4) Return on Equity:
- RoE signifies how well the company generates the return on shareholders’ investment.
- A company with higher RoE is considered good and vice versa.
- RoE can be calculated as Net Income/Total Shareholder’s Equity.
- In this criteria also, Alkyl Amines performs better than others. It has the highest RoE of 43.2 and therefore given full point and 1st rank.
- While Navin Fluorine here ranks 2nd with RoE of 32.4% and the last position is given to Aarti Industries for the lowest RoE among the peers of 19.5%.
5) Debt-to-Equity Ratio:
- The debt-to-equity ratio is a leverage ratio that measures the debt of a company against its total shareholder’s equity.
- Accordingly, lesser is the debt, better it is for the company, and vice-versa.
- Since Chemical Specialty Industry is a capital-intensive industry, they have certain amounts of debt present on their balance sheet.
- Here, Navin Fluorine and Vinati Organics rank first on account of being virtually debt-free companies, whereas Aarti Industries with the highest D/E ratio of 0.70 ranks the lowest.
6) Interest Coverage Ratio:
- The interest coverage ratio is Earnings before Interest and Taxes (EBIT)/ Interest expense.
- Interest Coverage Ratio indicates the ability of companies to pay interest from their operating profit.

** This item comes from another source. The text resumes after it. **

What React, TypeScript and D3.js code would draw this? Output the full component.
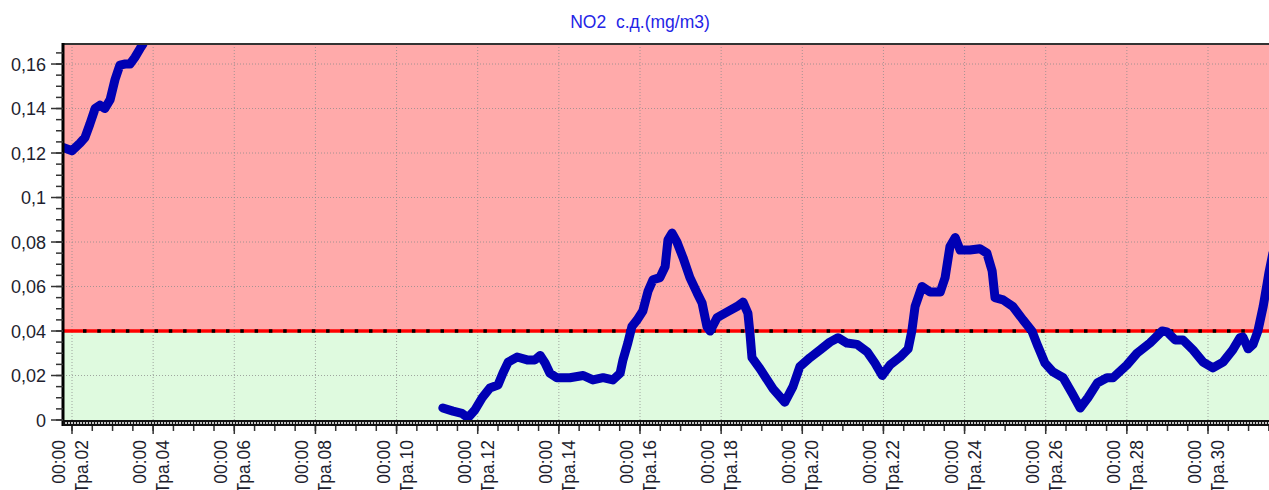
import React from "react";
import * as d3 from "d3";

const width = 1269;
const height = 490;

const title = "NO2  с.д.(mg/m3)";
const limit = 0.04;

// days of May (fractional) and NO2 values; null marks the gap in the record
const days = [
  1.78, 2.0, 2.2, 2.32, 2.44, 2.57, 2.69, 2.81, 2.94, 3.06, 3.18, 3.31, 3.43, 3.55, 3.68, 3.75, 3.85,
  7.0,
  11.14, 11.39, 11.61, 11.76, 11.93, 12.11, 12.3, 12.5, 12.62, 12.75, 12.97, 13.22, 13.41, 13.54, 13.66,
  13.78, 13.95, 14.27, 14.6, 14.84, 15.09, 15.33, 15.51, 15.58, 15.7, 15.8, 15.93, 16.07, 16.2, 16.32,
  16.49, 16.62, 16.69, 16.79, 16.91, 17.06, 17.23, 17.41, 17.53, 17.65, 17.73, 17.9, 18.14, 18.39, 18.54,
  18.66, 18.71, 18.76, 18.96, 19.28, 19.57, 19.77, 19.94, 20.19, 20.44, 20.68, 20.88, 21.1, 21.35, 21.6,
  21.79, 21.97, 22.16, 22.41, 22.61, 22.7, 22.78, 22.95, 23.15, 23.4, 23.52, 23.64, 23.77, 23.89, 24.13,
  24.38, 24.55, 24.68, 24.75, 24.95, 25.19, 25.44, 25.66, 25.81, 25.98, 26.18, 26.43, 26.65, 26.85,
  27.04, 27.27, 27.51, 27.66, 28.0, 28.25, 28.57, 28.87, 28.99, 29.19, 29.38, 29.63, 29.88, 30.12,
  30.37, 30.61, 30.79, 30.86, 30.99, 31.11, 31.23, 31.36, 31.46, 31.5, 31.6,
];
const values = [
  0.1225, 0.121, 0.1245, 0.127, 0.133, 0.14, 0.1415, 0.14, 0.144, 0.153, 0.1595, 0.16, 0.16, 0.163, 0.167, 0.169, 0.175,
  null,
  0.0054, 0.004, 0.003, 0.001, 0.0045, 0.01, 0.0144, 0.0157, 0.021, 0.026, 0.0283, 0.027, 0.027, 0.029, 0.0256,
  0.021, 0.019, 0.019, 0.02, 0.018, 0.019, 0.018, 0.021, 0.027, 0.0346, 0.042, 0.045, 0.049, 0.058, 0.063,
  0.064, 0.069, 0.081, 0.084, 0.08, 0.073, 0.064, 0.057, 0.0526, 0.042, 0.04, 0.046, 0.0485, 0.051, 0.053,
  0.048, 0.039, 0.028, 0.023, 0.014, 0.008, 0.015, 0.024, 0.028, 0.0315, 0.035, 0.037, 0.0346, 0.034, 0.0306,
  0.0256, 0.02, 0.0247, 0.0283, 0.032, 0.04, 0.051, 0.06, 0.0575, 0.0575, 0.064, 0.078, 0.082, 0.0764, 0.0764,
  0.077, 0.075, 0.067, 0.055, 0.054, 0.051, 0.045, 0.04, 0.033, 0.0256, 0.0216, 0.019, 0.012, 0.0054,
  0.01, 0.0166, 0.019, 0.019, 0.0247, 0.03, 0.0346, 0.04, 0.0396, 0.036, 0.036, 0.0315, 0.026, 0.0234,
  0.026, 0.0315, 0.037, 0.0373, 0.032, 0.034, 0.04, 0.051, 0.0616, 0.066, 0.075,
];

const xTickDays = [2, 4, 6, 8, 10, 12, 14, 16, 18, 20, 22, 24, 26, 28, 30];
const xTickLabels = [
  "Тра.02", "Тра.04", "Тра.06", "Тра.08", "Тра.10", "Тра.12", "Тра.14", "Тра.16",
  "Тра.18", "Тра.20", "Тра.22", "Тра.24", "Тра.26", "Тра.28", "Тра.30",
];
const yTicks = [0, 0.02, 0.04, 0.06, 0.08, 0.1, 0.12, 0.14, 0.16];
const yTickLabels = ["0", "0,02", "0,04", "0,06", "0,08", "0,1", "0,12", "0,14", "0,16"];

const left = 63;
const top = 44;
const bottom = 420;
const right = 1300;

const x = d3.scaleLinear().domain([2, 30]).range([72, 1208]);
const y = d3.scaleLinear().domain([0, 0.169]).range([bottom, top]);

const font = "Arial, 'Liberation Sans', sans-serif";

const App = () => {
  const pts = days.map((d, i) => [d, values[i]] as [number, number | null]);
  const line = d3
    .line<[number, number | null]>()
    .defined((d) => d[1] !== null)
    .x((d) => x(d[0]))
    .y((d) => y(d[1] as number));

  const minorX = d3.range(1.5, 32, 0.5).filter((d) => x(d) > left + 2);
  const minorY = d3.range(0, 0.1691, 0.005);
  const yLim = y(limit);

  return (
    <svg
      width={width}
      height={height}
      style={{ position: "absolute", left: 0, top: 0, background: "#fff" }}
      fontFamily={font}
    >
      <defs>
        <clipPath id="plot">
          <rect x={left} y={top} width={right - left} height={bottom - top} />
        </clipPath>
      </defs>

      <text
        x={640}
        y={28}
        textAnchor="middle"
        fontSize={17.5}
        fill="#2424e6"
        style={{ whiteSpace: "pre" }}
      >
        {title}
      </text>

      {/* zones */}
      <rect x={left} y={top} width={right - left} height={yLim - top} fill="#ffaaaa" />
      <rect x={left} y={yLim} width={right - left} height={bottom - yLim} fill="#dffadf" />

      {/* grid */}
      <g stroke="#8a8a8a" strokeDasharray="1 2" strokeOpacity={0.75}>
        {xTickDays.map((d) => (
          <line key={d} x1={x(d)} x2={x(d)} y1={top} y2={bottom} />
        ))}
        {yTicks.slice(1).map((v) => (
          <line key={v} x1={left} x2={right} y1={y(v)} y2={y(v)} />
        ))}
      </g>

      {/* limit line */}
      <line x1={left} x2={right} y1={yLim} y2={yLim} stroke="#ff0000" strokeWidth={3.5} />
      <line
        x1={left + 20}
        x2={right}
        y1={yLim}
        y2={yLim}
        stroke="#000"
        strokeWidth={3.5}
        strokeDasharray="3.5 10.8"
      />

      <g clipPath="url(#plot)">
        <path
          d={line(pts) || ""}
          fill="none"
          stroke="#0000b4"
          strokeWidth={9}
          strokeLinejoin="round"
          strokeLinecap="round"
        />
      </g>

      {/* frame */}
      <line x1={left} x2={right} y1={top} y2={top} stroke="#333" strokeWidth={2} />
      <line x1={left} x2={left} y1={top - 1} y2={bottom + 6} stroke="#000" strokeWidth={3} />
      <rect x={left} y={bottom} width={right - left} height={6} fill="#111" />
      <line
        x1={left + 2}
        x2={right}
        y1={bottom + 3}
        y2={bottom + 3}
        stroke="#fff"
        strokeWidth={1.5}
        strokeDasharray="2 1"
      />

      {/* y axis */}
      <g stroke="#333" strokeWidth={1.5}>
        {minorY.map((v) => (
          <line key={v} x1={56} x2={left} y1={y(v)} y2={y(v)} />
        ))}
        {yTicks.map((v) => (
          <line key={"m" + v} x1={51} x2={left} y1={y(v)} y2={y(v)} />
        ))}
      </g>
      <g fontSize={18} fill="#1e1e2e" textAnchor="end">
        {yTicks.map((v, i) => (
          <text key={v} x={46} y={y(v) + 6.5}>
            {yTickLabels[i]}
          </text>
        ))}
      </g>

      {/* x axis */}
      <g stroke="#333" strokeWidth={1.5}>
        {minorX.map((d) => (
          <line key={d} x1={x(d)} x2={x(d)} y1={bottom + 6} y2={bottom + 11} />
        ))}
        {xTickDays.map((d) => (
          <line key={"m" + d} x1={x(d)} x2={x(d)} y1={bottom + 6} y2={bottom + 14} />
        ))}
      </g>
      <g fontSize={17.5} fill="#1e1e2e" textAnchor="end">
        {xTickDays.map((d, i) => (
          <text key={d} transform={`translate(${x(d)},440) rotate(-90)`}>
            <tspan x={0} y={-7}>
              00:00
            </tspan>
            <tspan x={0} y={16}>
              {xTickLabels[i]}
            </tspan>
          </text>
        ))}
      </g>
    </svg>
  );
};

export default App;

- Unlike the D/E ratio, a company with a higher Interest Coverage Ratio is considered good and safe and vice versa.
- Due to zero debt on the company, Vinati Organics has a sizeable amount of Interest Coverage Ratio of 209.6 and hence rewarded with full points.
- Navin Fluorine secured 2nd position with an Interest Coverage Ratio of 129.6. Atul Ltd. And Alkyl Amines have an Interest Coverage Ration of 90.4 and 24.5 respectively and hence marked accordingly.

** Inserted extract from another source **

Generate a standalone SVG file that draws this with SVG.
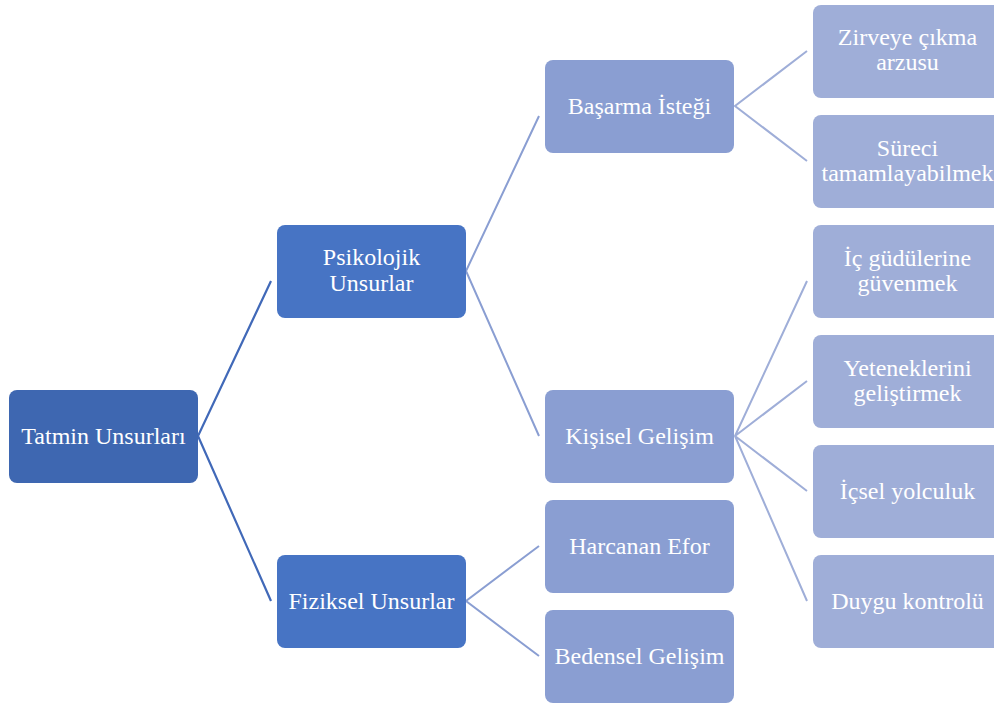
<svg xmlns="http://www.w3.org/2000/svg" width="994" height="704" viewBox="0 0 994 704">
<style>
.t{font-family:'Liberation Serif','Times New Roman',serif;font-size:24px;fill:#ffffff;text-anchor:middle}
.l0{fill:#3E67B1}
.l1{fill:#4774C4}
.l2{fill:#8A9ED2}
.l3{fill:#9FAED8}
.c0{stroke:#4169B8;stroke-width:2.2;fill:none}
.c1{stroke:#8A9ED2;stroke-width:2;fill:none}
.c2{stroke:#9FAED8;stroke-width:2;fill:none}
</style>
<rect width="994" height="704" fill="#ffffff"/>
<g id="connectors">
<polyline class="c0" points="271,281 198,436 271,601"/>
<polyline class="c1" points="539,116 466,271 539,436"/>
<polyline class="c1" points="539,546 466,601 539,656"/>
<polyline class="c2" points="807,51 735,106 807,161"/>
<path class="c2" d="M807,281 L735,436 L807,601 M735,436 L807,381 M735,436 L807,491"/>
</g>
<g id="n-root"><rect class="l0" x="9" y="390" width="189" height="93" rx="8"/><text class="t" x="103.5" y="444">Tatmin Unsurları</text></g>
<g id="n-psikolojik"><rect class="l1" x="277" y="225" width="189" height="93" rx="8"/><text class="t" x="371.5" y="265">Psikolojik</text><text class="t" x="371.5" y="291">Unsurlar</text></g>
<g id="n-fiziksel"><rect class="l1" x="277" y="555" width="189" height="93" rx="8"/><text class="t" x="371.5" y="609">Fiziksel Unsurlar</text></g>
<g id="n-basarma"><rect class="l2" x="545" y="60" width="189" height="93" rx="8"/><text class="t" x="639.5" y="114">Başarma İsteği</text></g>
<g id="n-kisisel"><rect class="l2" x="545" y="390" width="189" height="93" rx="8"/><text class="t" x="639.5" y="444">Kişisel Gelişim</text></g>
<g id="n-harcanan"><rect class="l2" x="545" y="500" width="189" height="93" rx="8"/><text class="t" x="639.5" y="554">Harcanan Efor</text></g>
<g id="n-bedensel"><rect class="l2" x="545" y="610" width="189" height="93" rx="8"/><text class="t" x="639.5" y="664">Bedensel Gelişim</text></g>
<g id="n-zirveye"><rect class="l3" x="813" y="5" width="189" height="93" rx="8"/><text class="t" x="907.5" y="45">Zirveye çıkma</text><text class="t" x="907.5" y="70">arzusu</text></g>
<g id="n-sureci"><rect class="l3" x="813" y="115" width="189" height="93" rx="8"/><text class="t" x="907.5" y="156">Süreci</text><text class="t" x="907.5" y="181">tamamlayabilmek</text></g>
<g id="n-ic"><rect class="l3" x="813" y="225" width="189" height="93" rx="8"/><text class="t" x="907.5" y="266">İç güdülerine</text><text class="t" x="907.5" y="291">güvenmek</text></g>
<g id="n-yetenek"><rect class="l3" x="813" y="335" width="189" height="93" rx="8"/><text class="t" x="907.5" y="376">Yeteneklerini</text><text class="t" x="907.5" y="401">geliştirmek</text></g>
<g id="n-icsel"><rect class="l3" x="813" y="445" width="189" height="93" rx="8"/><text class="t" x="907.5" y="499">İçsel yolculuk</text></g>
<g id="n-duygu"><rect class="l3" x="813" y="555" width="189" height="93" rx="8"/><text class="t" x="907.5" y="609">Duygu kontrolü</text></g>
</svg>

- Aarti Industries with the highest D/E ratio carries the lowest Interest Coverage Ratio and hence is marked and scored accordingly.
7) Operating Profit Margin (%) (OPM):
- Operating Profit Margin can be calculated by dividing Operating Profit by Total Revenue. It is sometimes also called EBIT (Earnings before Interest and Tax) Margin.

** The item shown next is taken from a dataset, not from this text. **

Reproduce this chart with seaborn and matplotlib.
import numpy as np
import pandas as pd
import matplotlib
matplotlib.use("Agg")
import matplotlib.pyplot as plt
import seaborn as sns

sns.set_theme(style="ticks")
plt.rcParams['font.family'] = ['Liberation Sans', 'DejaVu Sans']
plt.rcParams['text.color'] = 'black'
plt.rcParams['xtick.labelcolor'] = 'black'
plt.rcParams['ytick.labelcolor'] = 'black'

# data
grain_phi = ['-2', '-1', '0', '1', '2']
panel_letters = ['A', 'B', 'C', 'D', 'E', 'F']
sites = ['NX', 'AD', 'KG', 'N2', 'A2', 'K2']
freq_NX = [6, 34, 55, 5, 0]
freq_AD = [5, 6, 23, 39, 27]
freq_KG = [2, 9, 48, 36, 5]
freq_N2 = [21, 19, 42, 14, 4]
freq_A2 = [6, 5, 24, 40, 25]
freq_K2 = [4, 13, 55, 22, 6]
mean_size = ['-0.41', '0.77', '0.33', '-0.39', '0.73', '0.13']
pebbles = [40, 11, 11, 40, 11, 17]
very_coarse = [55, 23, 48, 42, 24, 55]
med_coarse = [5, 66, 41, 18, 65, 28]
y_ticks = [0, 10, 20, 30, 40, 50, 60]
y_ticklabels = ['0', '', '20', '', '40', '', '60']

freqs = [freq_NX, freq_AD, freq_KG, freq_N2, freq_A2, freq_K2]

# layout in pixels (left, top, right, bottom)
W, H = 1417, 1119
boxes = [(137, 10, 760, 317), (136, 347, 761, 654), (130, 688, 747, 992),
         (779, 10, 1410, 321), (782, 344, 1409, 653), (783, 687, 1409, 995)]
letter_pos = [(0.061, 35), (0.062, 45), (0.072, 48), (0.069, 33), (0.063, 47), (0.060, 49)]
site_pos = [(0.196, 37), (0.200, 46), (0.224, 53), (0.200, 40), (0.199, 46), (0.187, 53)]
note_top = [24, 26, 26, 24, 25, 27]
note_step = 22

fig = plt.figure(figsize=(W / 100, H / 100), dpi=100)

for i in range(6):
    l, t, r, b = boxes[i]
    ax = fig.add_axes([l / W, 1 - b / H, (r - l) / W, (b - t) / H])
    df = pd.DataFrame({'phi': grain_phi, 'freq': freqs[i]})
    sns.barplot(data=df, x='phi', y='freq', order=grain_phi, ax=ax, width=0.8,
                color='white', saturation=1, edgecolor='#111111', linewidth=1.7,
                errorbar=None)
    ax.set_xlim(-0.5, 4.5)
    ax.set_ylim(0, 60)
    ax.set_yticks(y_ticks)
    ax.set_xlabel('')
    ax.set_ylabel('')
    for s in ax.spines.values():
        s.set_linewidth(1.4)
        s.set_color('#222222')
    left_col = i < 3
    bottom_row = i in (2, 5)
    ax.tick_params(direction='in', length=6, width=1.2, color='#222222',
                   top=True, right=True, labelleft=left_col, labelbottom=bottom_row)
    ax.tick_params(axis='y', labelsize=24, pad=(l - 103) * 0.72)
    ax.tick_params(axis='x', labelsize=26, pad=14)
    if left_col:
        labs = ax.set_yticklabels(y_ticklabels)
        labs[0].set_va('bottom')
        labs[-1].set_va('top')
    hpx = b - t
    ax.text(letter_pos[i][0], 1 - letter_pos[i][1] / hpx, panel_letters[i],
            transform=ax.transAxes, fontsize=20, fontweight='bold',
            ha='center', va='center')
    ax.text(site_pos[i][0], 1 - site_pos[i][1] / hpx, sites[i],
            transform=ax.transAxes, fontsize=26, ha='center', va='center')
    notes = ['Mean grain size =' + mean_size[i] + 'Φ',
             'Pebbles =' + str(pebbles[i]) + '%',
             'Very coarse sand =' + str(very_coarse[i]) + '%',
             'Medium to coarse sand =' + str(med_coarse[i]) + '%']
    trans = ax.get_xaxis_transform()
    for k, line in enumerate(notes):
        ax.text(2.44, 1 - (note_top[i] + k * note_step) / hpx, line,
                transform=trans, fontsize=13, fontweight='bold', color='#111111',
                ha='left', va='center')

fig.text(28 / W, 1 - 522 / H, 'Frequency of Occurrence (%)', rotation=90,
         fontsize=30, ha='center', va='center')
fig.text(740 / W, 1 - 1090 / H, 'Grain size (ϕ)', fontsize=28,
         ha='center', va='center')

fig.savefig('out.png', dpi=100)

- Operating Profit Margin is very important for any capital-intensive industry.
- At this juncture, Vinati Organics gains the first position and 5 points with the highest OPM of 36% among all the compared players.
- Yet again, Aarti Industries gets 1 point and bottom-most position with an OPM of 24%.
8) Sales and Net Profit Growth- 5 Year CAGR:
- Talking about the Sales Growth based on 5-years CAGR, Aklyl Amines has outscored other players by registering the highest sales growth of 15.8% and hence rewarded with 5 points.
- Next to Aklyl Amines is Navin Fluorine, which has sales growth of 12.45 and hence given 2nd rank. Atul Ltd. is given 3 points and 3rd rank as well for recording sales growth of 9%.
- Aarti Industries and Vinati Organics with sales growth of 7.6% & 5.9% respectively are scored accordingly.
- Moving on to PAT numbers, here Navin Fluorine leads the other players with phenomenal PAT growth of 49.6% and Alkyl Amines comes next to it with 34.9% PAT based on 5-year CAGR Growth.
- Aarti Industries have the lowest PAT Growth of 21.1% and therefore marked with 1 point only.
9) Sales and Net Profit Growth- 3 Year CAGR:
- In the context of Sales Growth based on a 3-Year CAGR, Alkyl Amines overmasters other players by scoring the highest sales growth of 25.6% and hence grabs the first position.
- Vinati Organics with a selling growth of 17.1% is provided with 4 point and 2nd rank, while Navin Fluorine recorded 13.7% s growth and is given 3 points only.
- Aarti Industries has the flattest sales growth of 9.4% and hence scored and ranked accordingly.
- In terms of PAT growth based on a 3-Year CAGR, Alkyl Amines has delivered an extraordinary PAT of 62.3 and therefore given full points and first position as well.
- Navin Fluorine also records a significant PAT growth of 44.5% and hence scored 4 points and a second position. Whilst Aarti Industries has PAT growth of only 19.4% and hence remains the loser in this case too.
10) Inventory Turnover Ratio:
- Inventory Turnover Ratio is Cost of Stocks Sale/ Average Inventory. Average Inventory is (Starting Inventory + Ending Inventory)/2.
- It gives us an idea of the shelf life of the company product and also gives an overview of how the company is stocking up its inventory as well as how many times the company has sold its inventory in a given period.
- The higher the Inventory Turnover Ratio, the better it is for the company and vice versa.
- Vinati Organics has an Inventory Turnover Ratio of 11.1 thereby scores full points.
- Following Vinati, Alkyl Amines with an Inventory Ratio of 10.5 gets the second position.
- Yet again, Aarti Industries scores the lowest point with the shortest shelf life of 5.7.
11) Cash Conversion Cycle (CCC):
- In this scenario, the number one position is with Alkyl Amines with the lowest CCC of 45 days. Atul Ltd. comes up to be runner-up with the Cash Conversion Cycle of 59 days.
- Aarti Industries maintains a CCC of 90 days, the longest among its peers and hence given 1 point only.
12) Final Score:
- Considering the above rankings and marks of the 5 Specialty Chemicals Stocks, Alkyl Amines tops the list by scoring the highest 52 points.
- Vinati Organics receives the second position and 49 marks by performing decently on almost all the parameters. While Atul Ltd. receives 43 points and 3rd rank as well.
- The fourth position on the chart is to hold by Navin Fluorine with 37 points.
- Aarti Industries has performed worst across all the criteria and hence fails to even score 20 points and at last, settles with 17 points and fifth position.